### OBJECTIVE
Every line below should be copied exactly; drop the pictures.

━━━━

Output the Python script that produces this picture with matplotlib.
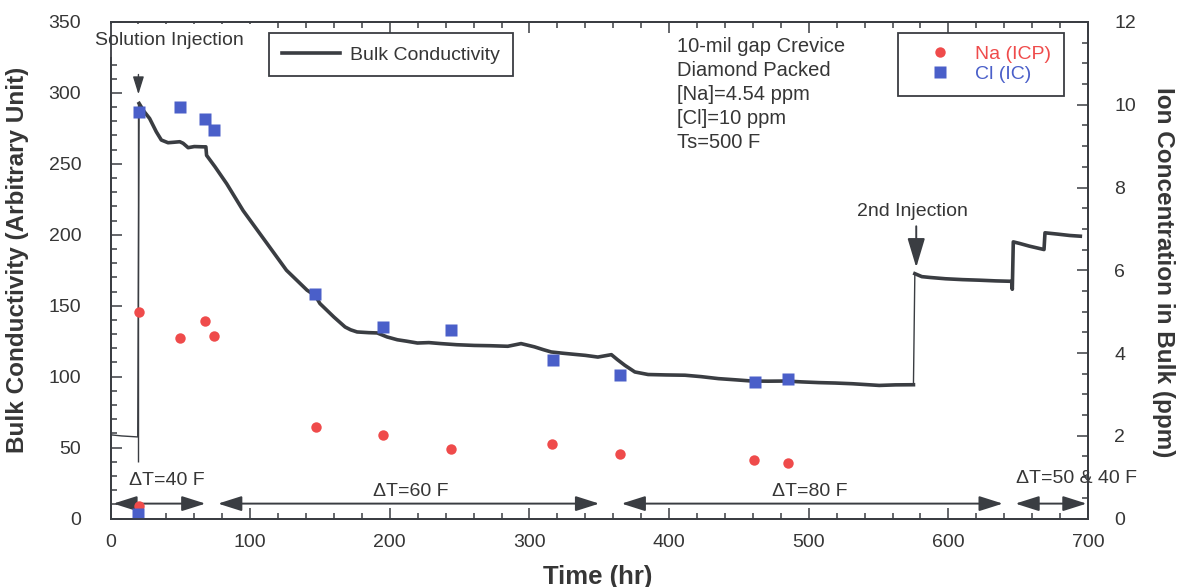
import numpy as np
import matplotlib as mpl
from matplotlib import pyplot as plt
from matplotlib.patches import FancyArrowPatch
from matplotlib.ticker import MultipleLocator

plt.rcParams['font.family'] = ['Liberation Sans', 'DejaVu Sans']

# Bulk conductivity (arbitrary unit) vs time (hr)
pre_t = [0, 8, 19.5]
pre_v = [59, 58.2, 57.5]

run1_t = [20.5, 24, 28, 32.8, 36.4, 41.2, 45, 49.6, 52, 55.6, 60, 66.4, 68.3, 68.8,
          74.8, 83.2, 95, 112, 126, 140.7, 146.7, 150, 160, 168, 172, 176.6, 185,
          191, 198, 205.4, 212, 219.8, 228, 236.5, 248, 260.5, 272, 284.5, 294,
          303.6, 310, 315.6, 324, 332.4, 340, 349, 358.7, 363, 368.3, 375.5, 385,
          398, 411.4, 423, 435.4, 447, 459.4, 471, 483.3, 495, 507.3, 519, 531.3,
          541, 550.5, 562, 575]
run1_v = [292.6, 287, 282, 272.6, 266.8, 264.9, 265.2, 265.6, 264.5, 261.4, 262.2,
          262, 262, 256, 248, 236, 217, 194, 175, 161, 157, 151.5, 142, 135, 133,
          131.5, 131, 130.8, 128, 126, 125, 123.7, 124, 123.3, 122.5, 122, 121.8,
          121.4, 123.3, 121, 119, 117.4, 116.5, 115.7, 115, 113.8, 115.5, 112, 108,
          103.3, 101.5, 101.2, 101, 100, 98.6, 97.8, 96.9, 96.8, 96.9, 96.3, 95.8,
          95.5, 95, 94.4, 93.8, 94.2, 94.3]

run2_t = [576, 581, 587, 598, 610, 622, 634, 645.3, 645.8, 646.5, 651, 658, 668.5,
          669.2, 678, 687, 694.5]
run2_v = [172.6, 170.5, 169.9, 169, 168.4, 168, 167.5, 167.2, 161.6, 195, 193.9,
          192, 189.6, 201.4, 200.5, 199.5, 199]

# Ion analyses in the bulk (ppm)
na_t = [20.3, 20.3, 49.6, 67.6, 74.3, 147, 195.3, 244, 316, 365, 461, 485.3]
na_ppm = [4.99, 0.30, 4.37, 4.77, 4.41, 2.22, 2.02, 1.69, 1.80, 1.56, 1.42, 1.35]
cl_t = [20.3, 19.8, 49.6, 67.6, 74.3, 146.7, 195.3, 243.7, 316.8, 365.2, 461.3, 485.3]
cl_ppm = [9.82, 0.10, 9.94, 9.65, 9.40, 5.42, 4.63, 4.55, 3.82, 3.48, 3.30, 3.36]

# Temperature difference periods
dt_labels = ['\u0394T=40 F', '\u0394T=60 F', '\u0394T=80 F', '\u0394T=50 & 40 F']
dt_start = [2, 77, 366, 648]
dt_end = [68, 350, 639, 699]

inj_t = [19.5, 576]
conditions = '10-mil gap Crevice\nDiamond Packed\n[Na]=4.54 ppm\n[Cl]=10 ppm\nTs=500 F'

ink = '#3a3d42'
txt = '#363636'
red = '#ef4b4b'
blue = '#4a5fc9'

W, H = 1179, 587
fig = plt.figure(figsize=(W/100, H/100), dpi=100)
ax = fig.add_axes([110.5/W, 1-518.5/H, (1088-110.5)/W, (518.5-22)/H])
ax2 = ax.twinx()

# conductivity trace: thin through the injections, heavy for the measured runs
ax.plot(pre_t+run1_t+run2_t, pre_v+run1_v+run2_v, color=ink, lw=1.0)
ax.plot(run1_t, run1_v, color=ink, lw=2.6, solid_joinstyle='round', label='Bulk Conductivity')
ax.plot(run2_t, run2_v, color=ink, lw=2.6, solid_joinstyle='round')
ax.vlines(inj_t[0], 40, run1_v[0], color=ink, lw=1.0)

ax2.plot(na_t, na_ppm, 'o', color=red, ms=7.5, mec='none', label='Na (ICP)')
ax2.plot(cl_t, cl_ppm, 's', color=blue, ms=8.5, mec='none', label='Cl (IC)')

ax.set_xlim(0, 700)
ax.set_ylim(0, 350)
ax2.set_ylim(0, 12)

ax.xaxis.set_major_locator(MultipleLocator(100))
ax.xaxis.set_minor_locator(MultipleLocator(20))
ax.yaxis.set_major_locator(MultipleLocator(50))
ax.yaxis.set_minor_locator(MultipleLocator(10))
ax2.yaxis.set_major_locator(MultipleLocator(2))
ax2.yaxis.set_minor_locator(MultipleLocator(0.5))

for a in (ax, ax2):
	for s in a.spines.values():
		s.set_color(ink)
		s.set_linewidth(1.3)
	a.tick_params(which='both', direction='in', color=ink, width=1.1, labelsize=14, labelcolor=txt)
	a.tick_params(which='major', length=8)
	a.tick_params(which='minor', length=4.5)
ax.tick_params(which='both', top=True, right=False)
ax.tick_params(axis='y', pad=21)
ax.tick_params(axis='x', pad=11)
ax2.tick_params(which='both', left=False, top=False, bottom=False, pad=19)

# injection markers
ax.annotate('', xy=(inj_t[0]+0.5, 299), xytext=(inj_t[0]+0.5, 313),
	arrowprops=dict(arrowstyle='-|>,head_length=0.9,head_width=0.28', mutation_scale=12,
		color=ink, lw=1.0, shrinkA=0, shrinkB=0))
ax.text(42.5, 337, 'Solution Injection', fontsize=14, color=txt, ha='center', va='center',
	zorder=5, bbox=dict(fc='white', ec='none', pad=6))
ax.annotate('', xy=(inj_t[1]+1, 177), xytext=(inj_t[1]+1, 206),
	arrowprops=dict(arrowstyle='-|>,head_length=1.5,head_width=0.45', mutation_scale=12,
		color=ink, lw=1.4, shrinkA=0, shrinkB=0))
ax.text(574, 216.6, '2nd Injection', fontsize=14, color=txt, ha='center', va='center')

ax.text(405.5, 339.5, conditions, fontsize=14.5, color=txt, ha='left', va='top', linespacing=1.33)

# temperature difference spans
dt_text_pos = [(40, 27), (215, 19), (501, 19), (692, 28)]
for s, e, lab, (tx, ty) in zip(dt_start, dt_end, dt_labels, dt_text_pos):
	arr = FancyArrowPatch((s, 10.5), (e, 10.5), arrowstyle='<|-|>,head_length=1.45,head_width=0.46',
		mutation_scale=10, color=ink, lw=1.4, shrinkA=0, shrinkB=0)
	ax.add_patch(arr)
	ax.text(tx, ty, lab, fontsize=14, color=txt, ha='center', va='center')

leg1 = ax.legend(loc='upper left', bbox_to_anchor=(269.3/W, 1-33.3/H), bbox_transform=fig.transFigure,
	fontsize=14, frameon=True, fancybox=False, framealpha=1, edgecolor=ink, borderpad=0.65,
	handlelength=3.0, handletextpad=0.5, borderaxespad=0)
leg1.get_frame().set_linewidth(1.3)
for t in leg1.get_texts():
	t.set_color(txt)

leg2 = ax2.legend(loc='upper left', bbox_to_anchor=(898.3/W, 1-32.7/H), bbox_transform=fig.transFigure,
	fontsize=14, frameon=True, fancybox=False, framealpha=1, edgecolor=ink, borderpad=0.65,
	handlelength=3.0, handletextpad=0.3, labelspacing=0.12, borderaxespad=0, numpoints=1,
	labelcolor='markerfacecolor')
leg2.get_frame().set_linewidth(1.3)

fig.text(18/W, 1-260/H, 'Bulk Conductivity (Arbitrary Unit)', rotation=90, ha='center', va='center',
	fontsize=17.5, fontweight='bold', color=txt)
fig.text(1163/W, 1-272/H, 'Ion Concentration in Bulk (ppm)', rotation=270, ha='center', va='center',
	fontsize=17.5, fontweight='bold', color=txt)
fig.text(598/W, 1-577/H, 'Time (hr)', ha='center', va='center', fontsize=18.5, fontweight='bold', color=txt)

fig.savefig('out.png', dpi=100)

━━━━

### ANSWER TO THIS PROBLEM
Output the Python script that produces this picture with matplotlib.
import numpy as np
import matplotlib as mpl
from matplotlib import pyplot as plt
from matplotlib.patches import FancyArrowPatch
from matplotlib.ticker import MultipleLocator

plt.rcParams['font.family'] = ['Liberation Sans', 'DejaVu Sans']

# Bulk conductivity (arbitrary unit) vs time (hr)
pre_t = [0, 8, 19.5]
pre_v = [59, 58.2, 57.5]

run1_t = [20.5, 24, 28, 32.8, 36.4, 41.2, 45, 49.6, 52, 55.6, 60, 66.4, 68.3, 68.8,
          74.8, 83.2, 95, 112, 126, 140.7, 146.7, 150, 160, 168, 172, 176.6, 185,
          191, 198, 205.4, 212, 219.8, 228, 236.5, 248, 260.5, 272, 284.5, 294,
          303.6, 310, 315.6, 324, 332.4, 340, 349, 358.7, 363, 368.3, 375.5, 385,
          398, 411.4, 423, 435.4, 447, 459.4, 471, 483.3, 495, 507.3, 519, 531.3,
          541, 550.5, 562, 575]
run1_v = [292.6, 287, 282, 272.6, 266.8, 264.9, 265.2, 265.6, 264.5, 261.4, 262.2,
          262, 262, 256, 248, 236, 217, 194, 175, 161, 157, 151.5, 142, 135, 133,
          131.5, 131, 130.8, 128, 126, 125, 123.7, 124, 123.3, 122.5, 122, 121.8,
          121.4, 123.3, 121, 119, 117.4, 116.5, 115.7, 115, 113.8, 115.5, 112, 108,
          103.3, 101.5, 101.2, 101, 100, 98.6, 97.8, 96.9, 96.8, 96.9, 96.3, 95.8,
          95.5, 95, 94.4, 93.8, 94.2, 94.3]

run2_t = [576, 581, 587, 598, 610, 622, 634, 645.3, 645.8, 646.5, 651, 658, 668.5,
          669.2, 678, 687, 694.5]
run2_v = [172.6, 170.5, 169.9, 169, 168.4, 168, 167.5, 167.2, 161.6, 195, 193.9,
          192, 189.6, 201.4, 200.5, 199.5, 199]

# Ion analyses in the bulk (ppm)
na_t = [20.3, 20.3, 49.6, 67.6, 74.3, 147, 195.3, 244, 316, 365, 461, 485.3]
na_ppm = [4.99, 0.30, 4.37, 4.77, 4.41, 2.22, 2.02, 1.69, 1.80, 1.56, 1.42, 1.35]
cl_t = [20.3, 19.8, 49.6, 67.6, 74.3, 146.7, 195.3, 243.7, 316.8, 365.2, 461.3, 485.3]
cl_ppm = [9.82, 0.10, 9.94, 9.65, 9.40, 5.42, 4.63, 4.55, 3.82, 3.48, 3.30, 3.36]

# Temperature difference periods
dt_labels = ['\u0394T=40 F', '\u0394T=60 F', '\u0394T=80 F', '\u0394T=50 & 40 F']
dt_start = [2, 77, 366, 648]
dt_end = [68, 350, 639, 699]

inj_t = [19.5, 576]
conditions = '10-mil gap Crevice\nDiamond Packed\n[Na]=4.54 ppm\n[Cl]=10 ppm\nTs=500 F'

ink = '#3a3d42'
txt = '#363636'
red = '#ef4b4b'
blue = '#4a5fc9'

W, H = 1179, 587
fig = plt.figure(figsize=(W/100, H/100), dpi=100)
ax = fig.add_axes([110.5/W, 1-518.5/H, (1088-110.5)/W, (518.5-22)/H])
ax2 = ax.twinx()

# conductivity trace: thin through the injections, heavy for the measured runs
ax.plot(pre_t+run1_t+run2_t, pre_v+run1_v+run2_v, color=ink, lw=1.0)
ax.plot(run1_t, run1_v, color=ink, lw=2.6, solid_joinstyle='round', label='Bulk Conductivity')
ax.plot(run2_t, run2_v, color=ink, lw=2.6, solid_joinstyle='round')
ax.vlines(inj_t[0], 40, run1_v[0], color=ink, lw=1.0)

ax2.plot(na_t, na_ppm, 'o', color=red, ms=7.5, mec='none', label='Na (ICP)')
ax2.plot(cl_t, cl_ppm, 's', color=blue, ms=8.5, mec='none', label='Cl (IC)')

ax.set_xlim(0, 700)
ax.set_ylim(0, 350)
ax2.set_ylim(0, 12)

ax.xaxis.set_major_locator(MultipleLocator(100))
ax.xaxis.set_minor_locator(MultipleLocator(20))
ax.yaxis.set_major_locator(MultipleLocator(50))
ax.yaxis.set_minor_locator(MultipleLocator(10))
ax2.yaxis.set_major_locator(MultipleLocator(2))
ax2.yaxis.set_minor_locator(MultipleLocator(0.5))

for a in (ax, ax2):
	for s in a.spines.values():
		s.set_color(ink)
		s.set_linewidth(1.3)
	a.tick_params(which='both', direction='in', color=ink, width=1.1, labelsize=14, labelcolor=txt)
	a.tick_params(which='major', length=8)
	a.tick_params(which='minor', length=4.5)
ax.tick_params(which='both', top=True, right=False)
ax.tick_params(axis='y', pad=21)
ax.tick_params(axis='x', pad=11)
ax2.tick_params(which='both', left=False, top=False, bottom=False, pad=19)

# injection markers
ax.annotate('', xy=(inj_t[0]+0.5, 299), xytext=(inj_t[0]+0.5, 313),
	arrowprops=dict(arrowstyle='-|>,head_length=0.9,head_width=0.28', mutation_scale=12,
		color=ink, lw=1.0, shrinkA=0, shrinkB=0))
ax.text(42.5, 337, 'Solution Injection', fontsize=14, color=txt, ha='center', va='center',
	zorder=5, bbox=dict(fc='white', ec='none', pad=6))
ax.annotate('', xy=(inj_t[1]+1, 177), xytext=(inj_t[1]+1, 206),
	arrowprops=dict(arrowstyle='-|>,head_length=1.5,head_width=0.45', mutation_scale=12,
		color=ink, lw=1.4, shrinkA=0, shrinkB=0))
ax.text(574, 216.6, '2nd Injection', fontsize=14, color=txt, ha='center', va='center')

ax.text(405.5, 339.5, conditions, fontsize=14.5, color=txt, ha='left', va='top', linespacing=1.33)

# temperature difference spans
dt_text_pos = [(40, 27), (215, 19), (501, 19), (692, 28)]
for s, e, lab, (tx, ty) in zip(dt_start, dt_end, dt_labels, dt_text_pos):
	arr = FancyArrowPatch((s, 10.5), (e, 10.5), arrowstyle='<|-|>,head_length=1.45,head_width=0.46',
		mutation_scale=10, color=ink, lw=1.4, shrinkA=0, shrinkB=0)
	ax.add_patch(arr)
	ax.text(tx, ty, lab, fontsize=14, color=txt, ha='center', va='center')

leg1 = ax.legend(loc='upper left', bbox_to_anchor=(269.3/W, 1-33.3/H), bbox_transform=fig.transFigure,
	fontsize=14, frameon=True, fancybox=False, framealpha=1, edgecolor=ink, borderpad=0.65,
	handlelength=3.0, handletextpad=0.5, borderaxespad=0)
leg1.get_frame().set_linewidth(1.3)
for t in leg1.get_texts():
	t.set_color(txt)

leg2 = ax2.legend(loc='upper left', bbox_to_anchor=(898.3/W, 1-32.7/H), bbox_transform=fig.transFigure,
	fontsize=14, frameon=True, fancybox=False, framealpha=1, edgecolor=ink, borderpad=0.65,
	handlelength=3.0, handletextpad=0.3, labelspacing=0.12, borderaxespad=0, numpoints=1,
	labelcolor='markerfacecolor')
leg2.get_frame().set_linewidth(1.3)

fig.text(18/W, 1-260/H, 'Bulk Conductivity (Arbitrary Unit)', rotation=90, ha='center', va='center',
	fontsize=17.5, fontweight='bold', color=txt)
fig.text(1163/W, 1-272/H, 'Ion Concentration in Bulk (ppm)', rotation=270, ha='center', va='center',
	fontsize=17.5, fontweight='bold', color=txt)
fig.text(598/W, 1-577/H, 'Time (hr)', ha='center', va='center', fontsize=18.5, fontweight='bold', color=txt)

fig.savefig('out.png', dpi=100)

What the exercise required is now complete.